Project Engineer Job Description
Project engineers oversee development stages for a wide range of projects and products. A project engineer's job is to apply knowledge in engineering and project management and lead a team of workers employed on a building or production project. The term project engineer can refer to the same job as project manager in some cases, but most frequently the two professions work side by side on various projects.
Project engineers typically perform tasks such as scheduling and resource forecasting, and they make sure that financial forecasts are accurate and that projects are progressing as planned. They manage the project team's training and are frequently both the primary liaison to the client and the person coordinating teams of workers from different specialty disciplines. Project engineers are responsible for the overall quality control on any given project.
If they are employed in the construction industry, project engineers typically perform the tasks of a project manager or site assistant in charge of field operations management.
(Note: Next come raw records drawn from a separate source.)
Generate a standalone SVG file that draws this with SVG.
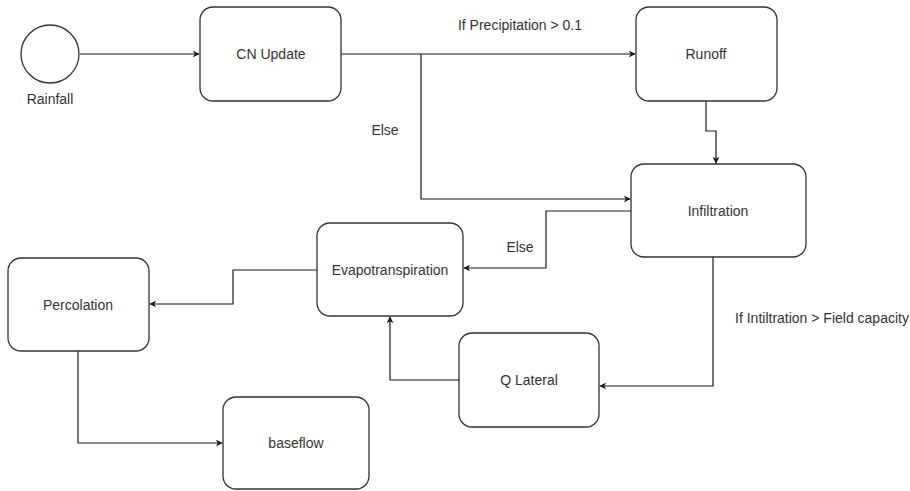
<svg xmlns="http://www.w3.org/2000/svg" width="910" height="491" viewBox="0 0 910 491">
  <defs>
    <style>
      .node { fill: #ffffff; stroke: #333333; stroke-width: 1.3; }
      .edge { fill: none; stroke: #1a1a1a; stroke-width: 1.2; }
      .label { font-family: "Liberation Sans", Arial, sans-serif; font-size: 14px; fill: #333333; text-anchor: middle; dominant-baseline: central; }
    </style>
    <marker id="arrow" viewBox="0 0 10 10" refX="9" refY="5" markerWidth="7" markerHeight="7" markerUnits="userSpaceOnUse" orient="auto">
      <path d="M0,0 L10,5 L0,10 L3,5 Z" fill="#1a1a1a"/>
    </marker>
  </defs>
  <rect width="910" height="491" fill="#ffffff"/>

  <!-- connectors -->
  <g id="connectors">
    <path class="edge" d="M80,54 H199" marker-end="url(#arrow)"/>
    <path class="edge" d="M341,54 H635" marker-end="url(#arrow)"/>
    <path class="edge" d="M421,54 V199 H630" marker-end="url(#arrow)"/>
    <path class="edge" d="M706,101 V131 H716 V163" marker-end="url(#arrow)"/>
    <path class="edge" d="M631,211 H546 V268 H464" marker-end="url(#arrow)"/>
    <path class="edge" d="M713,257 V386 H600" marker-end="url(#arrow)"/>
    <path class="edge" d="M459,380 H390 V317" marker-end="url(#arrow)"/>
    <path class="edge" d="M317,270 H233 V304 H150" marker-end="url(#arrow)"/>
    <path class="edge" d="M78,351 V443 H222" marker-end="url(#arrow)"/>
    <text class="label" x="520" y="25">If Precipitation &gt; 0.1</text>
    <text class="label" x="385" y="130">Else</text>
    <text class="label" x="520" y="247">Else</text>
    <text class="label" x="822" y="318">If Intiltration &gt; Field capacity</text>
  </g>

  <g id="rainfall">
    <circle class="node" cx="50" cy="54" r="29"/>
    <text class="label" x="50" y="99">Rainfall</text>
  </g>
  <g id="cn-update">
    <rect class="node" x="200" y="7" width="141" height="94" rx="13"/>
    <text class="label" x="271" y="54">CN Update</text>
  </g>
  <g id="runoff">
    <rect class="node" x="636" y="7" width="141" height="94" rx="13"/>
    <text class="label" x="706" y="54">Runoff</text>
  </g>
  <g id="infiltration">
    <rect class="node" x="631" y="164" width="175" height="93" rx="13"/>
    <text class="label" x="718" y="211">Infiltration</text>
  </g>
  <g id="evapotranspiration">
    <rect class="node" x="317" y="223" width="146" height="93" rx="13"/>
    <text class="label" x="390" y="270">Evapotranspiration</text>
  </g>
  <g id="percolation">
    <rect class="node" x="8" y="258" width="141" height="93" rx="13"/>
    <text class="label" x="78" y="305">Percolation</text>
  </g>
  <g id="q-lateral">
    <rect class="node" x="459" y="333" width="140" height="94" rx="13"/>
    <text class="label" x="529" y="380">Q Lateral</text>
  </g>
  <g id="baseflow">
    <rect class="node" x="223" y="397" width="146" height="92" rx="13"/>
    <text class="label" x="296" y="443">baseflow</text>
  </g>
</svg>
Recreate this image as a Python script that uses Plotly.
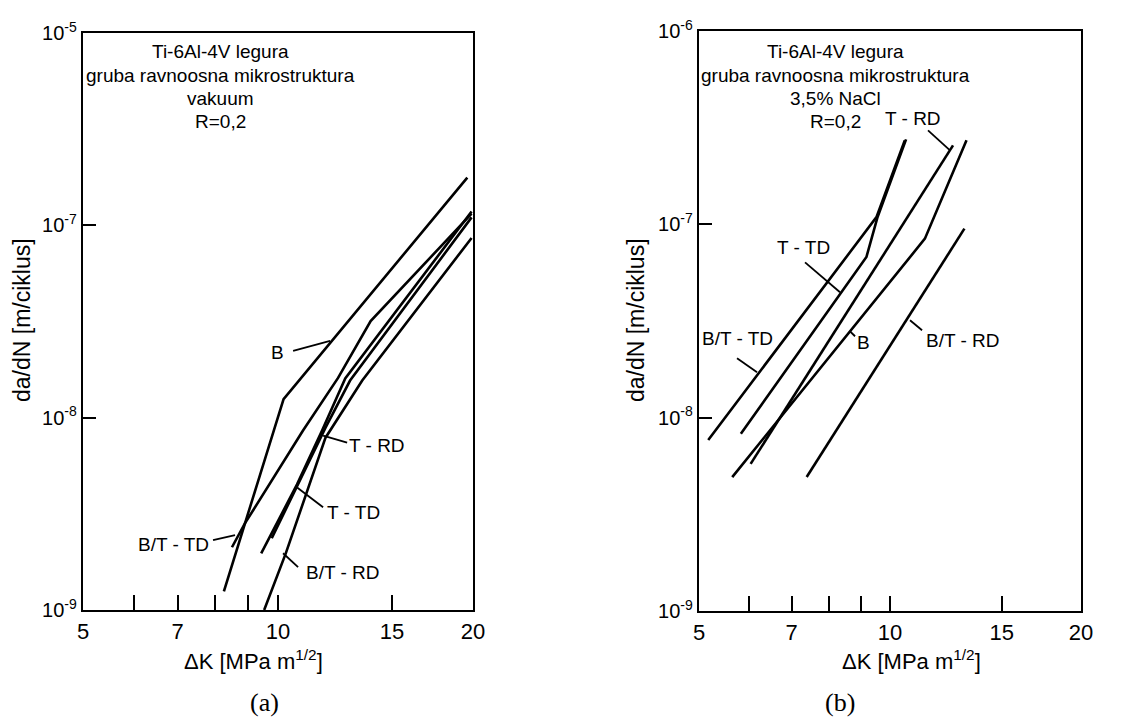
import numpy as np
import plotly.graph_objects as go

# ---------------- Panel (a): vakuum ----------------
a_B_dk = [8.25, 10.2, 19.6]
a_B_rate = [1.25e-9, 1.25e-8, 1.77e-7]

a_BTTD_dk = [8.49, 8.89, 10.93, 12.38, 13.9, 19.9]
a_BTTD_rate = [2.12e-9, 2.82e-9, 8.57e-9, 1.61e-8, 3.18e-8, 1.15e-7]

a_TTD_dk = [9.42, 10.7, 11.7, 12.7, 19.9]
a_TTD_rate = [1.97e-9, 4.5e-9, 8.6e-9, 1.6e-8, 1.18e-7]

a_TRD_dk = [9.78, 11.84, 12.92, 19.9]
a_TRD_rate = [2.36e-9, 8.88e-9, 1.56e-8, 1.1e-7]

a_BTRD_dk = [9.52, 10.28, 11.84, 13.49, 19.9]
a_BTRD_rate = [1.0e-9, 1.97e-9, 7.87e-9, 1.56e-8, 8.6e-8]

# ---------------- Panel (b): 3,5% NaCl ----------------
b_BTTD_dk = [5.17, 9.52, 10.55]
b_BTTD_rate = [7.67e-9, 1.09e-7, 2.72e-7]

b_TTD_dk = [5.82, 9.18, 9.55, 10.6]
b_TTD_rate = [8.25e-9, 6.78e-8, 1.08e-7, 2.75e-7]

b_TRD_dk = [6.03, 12.57]
b_TRD_rate = [5.77e-9, 2.56e-7]

b_B_dk = [5.64, 11.35, 13.2]
b_B_rate = [4.93e-9, 8.43e-8, 2.72e-7]

b_BTRD_dk = [7.39, 13.1]
b_BTRD_rate = [4.93e-9, 9.5e-8]

# ---------------- Labels / leaders (log10 data coords) ----------------
a_label_text = ['B', 'T - RD', 'T - TD', 'B/T - RD', 'B/T - TD']
a_label_logk = [0.9986, 1.153, 1.1159, 1.1005, 0.838]
a_label_logv = [-7.663, -8.145, -8.492, -8.803, -8.658]
a_leader_logk = [[1.0233, 1.0804], [1.1067, 1.0696], [1.0696, 1.0295], [1.031, 1.0078], [0.8997, 0.9337]]
a_leader_logv = [[-7.653, -7.601], [-8.1295, -8.0933], [-8.466, -8.363], [-8.777, -8.705], [-8.637, -8.611]]

b_label_text = ['T - RD', 'T - TD', 'B/T - TD', 'B', 'B/T - RD']
b_label_logk = [1.0363, 0.8629, 0.7589, 0.9575, 1.1151]
b_label_logv = [-6.452, -7.119, -7.589, -7.6098, -7.5995]
b_leader_logk = [[1.0599, 1.0946], [0.8661, 0.9212], [0.7589, 0.7904], [0.937, 0.9449], [1.0315, 1.0505]]
b_leader_logv = [[-6.514, -6.6176], [-7.1964, -7.3514], [-7.6925, -7.7649], [-7.553, -7.5788], [-7.4961, -7.5478]]

a_title_lines = ['Ti-6Al-4V legura', 'gruba ravnoosna mikrostruktura', 'vakuum', 'R=0,2']
b_title_lines = ['Ti-6Al-4V legura', 'gruba ravnoosna mikrostruktura', '3,5% NaCl', 'R=0,2']

x_tick_vals = [5, 7, 10, 15, 20]
x_tick_text = ['5', '7', '10', '15', '20']
x_minor_vals = [6, 8, 9]
y_tick_vals = [1e-9, 1e-8, 1e-7, 1e-6]
a_y_tick_text = ['10<sup>-9</sup>', '10<sup>-8</sup>', '10<sup>-7</sup>', '10<sup>-5</sup>']
b_y_tick_text = ['10<sup>-9</sup>', '10<sup>-8</sup>', '10<sup>-7</sup>', '10<sup>-6</sup>']

FONT = 'Liberation Sans'
LW = 2.6

fig = go.Figure()


def add_line(xs, ys, xa, ya, width=LW):
    fig.add_trace(go.Scatter(x=xs, y=ys, mode='lines', xaxis=xa, yaxis=ya,
                             line=dict(color='black', width=width),
                             showlegend=False, hoverinfo='skip'))


for xs, ys in [(a_B_dk, a_B_rate), (a_BTTD_dk, a_BTTD_rate), (a_TTD_dk, a_TTD_rate),
               (a_TRD_dk, a_TRD_rate), (a_BTRD_dk, a_BTRD_rate)]:
    add_line(xs, ys, 'x', 'y')
for xs, ys in [(b_BTTD_dk, b_BTTD_rate), (b_TTD_dk, b_TTD_rate), (b_TRD_dk, b_TRD_rate),
               (b_B_dk, b_B_rate), (b_BTRD_dk, b_BTRD_rate)]:
    add_line(xs, ys, 'x2', 'y2')

for lk, lv in zip(a_leader_logk, a_leader_logv):
    add_line(list(10 ** np.array(lk)), list(10 ** np.array(lv)), 'x', 'y', width=1.8)
for lk, lv in zip(b_leader_logk, b_leader_logv):
    add_line(list(10 ** np.array(lk)), list(10 ** np.array(lv)), 'x2', 'y2', width=1.8)

annotations = []
lab_font = dict(family=FONT, size=19, color='black')
for t, k, v in zip(a_label_text, a_label_logk, a_label_logv):
    annotations.append(dict(x=k, y=v, xref='x', yref='y', text=t, showarrow=False,
                            xanchor='center', yanchor='middle', font=lab_font))
for t, k, v in zip(b_label_text, b_label_logk, b_label_logv):
    annotations.append(dict(x=k, y=v, xref='x2', yref='y2', text=t, showarrow=False,
                            xanchor='center', yanchor='middle', font=lab_font))

title_y = [0.9276, 0.8955, 0.8635, 0.8301]
for i, t in enumerate(a_title_lines):
    annotations.append(dict(x=0.193, y=title_y[i], xref='paper', yref='paper', text=t,
                            xanchor='center', yanchor='middle', showarrow=False, font=lab_font))
for i, t in enumerate(b_title_lines):
    annotations.append(dict(x=0.7301, y=title_y[i], xref='paper', yref='paper', text=t,
                            xanchor='center', yanchor='middle', showarrow=False, font=lab_font))

# axis titles
for xpos in [0.0192, 0.5555]:
    annotations.append(dict(x=xpos, y=0.5543, xref='paper', yref='paper', text='da/dN [m/ciklus]',
                            textangle=-90, showarrow=False, xanchor='center', yanchor='middle',
                            font=dict(family=FONT, size=23, color='black')))
for xpos in [0.221, 0.7965]:
    annotations.append(dict(x=xpos, y=0.0808, xref='paper', yref='paper',
                            text='ΔK [MPa m<sup>1/2</sup>]', showarrow=False,
                            xanchor='center', yanchor='middle',
                            font=dict(family=FONT, size=22, color='black')))
annotations.append(dict(x=0.2314, y=0.0209, xref='paper', yref='paper', text='(a)', showarrow=False,
                        xanchor='center', yanchor='middle',
                        font=dict(family='Liberation Serif', size=26, color='black')))
annotations.append(dict(x=0.7336, y=0.0209, xref='paper', yref='paper', text='(b)', showarrow=False,
                        xanchor='center', yanchor='middle',
                        font=dict(family='Liberation Serif', size=26, color='black')))


def xaxis_cfg(domain, anchor):
    return dict(type='log', range=[np.log10(5), np.log10(20)], domain=domain, anchor=anchor,
                automargin=False,
                showline=True, linecolor='black', linewidth=2.4, mirror=True,
                ticks='inside', ticklen=15, tickwidth=2, tickcolor='black',
                tickvals=x_tick_vals, ticktext=x_tick_text,
                tickfont=dict(family=FONT, size=22, color='black'),
                showgrid=False, zeroline=False,
                minor=dict(tickvals=x_minor_vals, ticks='inside', ticklen=15, tickwidth=2,
                           tickcolor='black', showgrid=False))


def yaxis_cfg(domain, anchor, ticktext):
    return dict(type='log', range=[-9, -6], domain=domain, anchor=anchor,
                automargin=False,
                showline=True, linecolor='black', linewidth=2.4, mirror=True,
                ticks='inside', ticklen=13, tickwidth=2, tickcolor='black',
                tickvals=y_tick_vals, ticktext=ticktext,
                tickfont=dict(family=FONT, size=20, color='black'),
                showgrid=False, zeroline=False)


fig.update_layout(
    template='none',
    width=1145, height=718, autosize=False,
    margin=dict(l=0, r=0, t=0, b=0, autoexpand=False),
    paper_bgcolor='white', plot_bgcolor='white',
    xaxis=xaxis_cfg([0.0725, 0.4131], 'y'),
    yaxis=yaxis_cfg([0.1504, 0.954], 'x', a_y_tick_text),
    xaxis2=xaxis_cfg([0.6105, 0.9441], 'y2'),
    yaxis2=yaxis_cfg([0.149, 0.9568], 'x2', b_y_tick_text),
    annotations=annotations,
    showlegend=False,
)

fig.write_html('out.html',
               config={'displayModeBar': False},
               post_script="document.body.style.margin='0px';"
                           "document.body.style.overflow='hidden';")
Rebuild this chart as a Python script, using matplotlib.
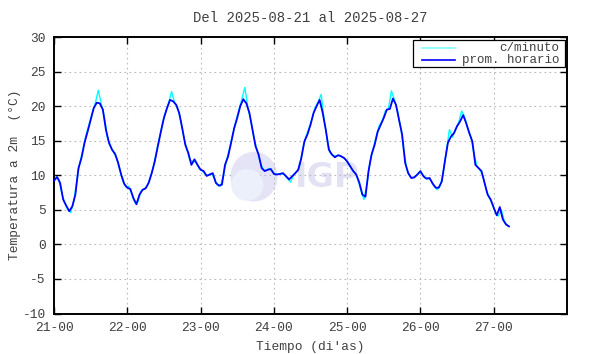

Their job titles can be construction engineer, field engineer, assistant project manager, or construction project engineer.
Project engineers must have a strong mechanical aptitude and good knowledge of materials, economics, science, mathematics, engineering, and relevant laws and legal regulations. Excellent communication skills are essential, as project engineers are responsible not only for interpreting the client's needs, but also for training junior engineers and other team members, and coordinating several groups of people with different sets of skills.
Project management skills, decision-making ability, leadership and organizational skills are just as important because project engineers manage both the teams working in the field and third party contractors. It is important that they are able to explain project plans clearly.
A high level of mobility and a driver's license are usually required because project engineers typically split their time between the site and the office.
Project engineers are usually project managers with degrees in construction management or engineering. For senior jobs, they need a Bachelor of Engineering (BEng) degree or a BTEC HND or HNC in a discipline related to engineering.
Most companies have structured graduate training programs that provide graduates with the skills and experience required for advancing in their field. Project engineers can also apply to the Engineering Council and work toward obtaining incorporated or chartered status.
Project engineers' jobs do not include design work, but they help tradespeople and other team members interpret designs for the project and make sure that the job is done according to plan. They are sometimes responsible for organisation of subcontractors. Project engineers represent the contractor on the site and usually assist with project cost management. Their tasks can include investment appraisal, cost forecasting, budgeting, and risk analysis. They also provide clients with project status reports, and ensure effective communication between the project control group and groups from other disciplines, which usually consist of construction, engineering, and technical teams.
Project engineers are frequently involved in several different projects in different stages of development at the same time. Project engineers with incorporated status are typically responsible for day-today management, while chartered engineers usually deal with research, planning, development, and other strategic aspects of different projects.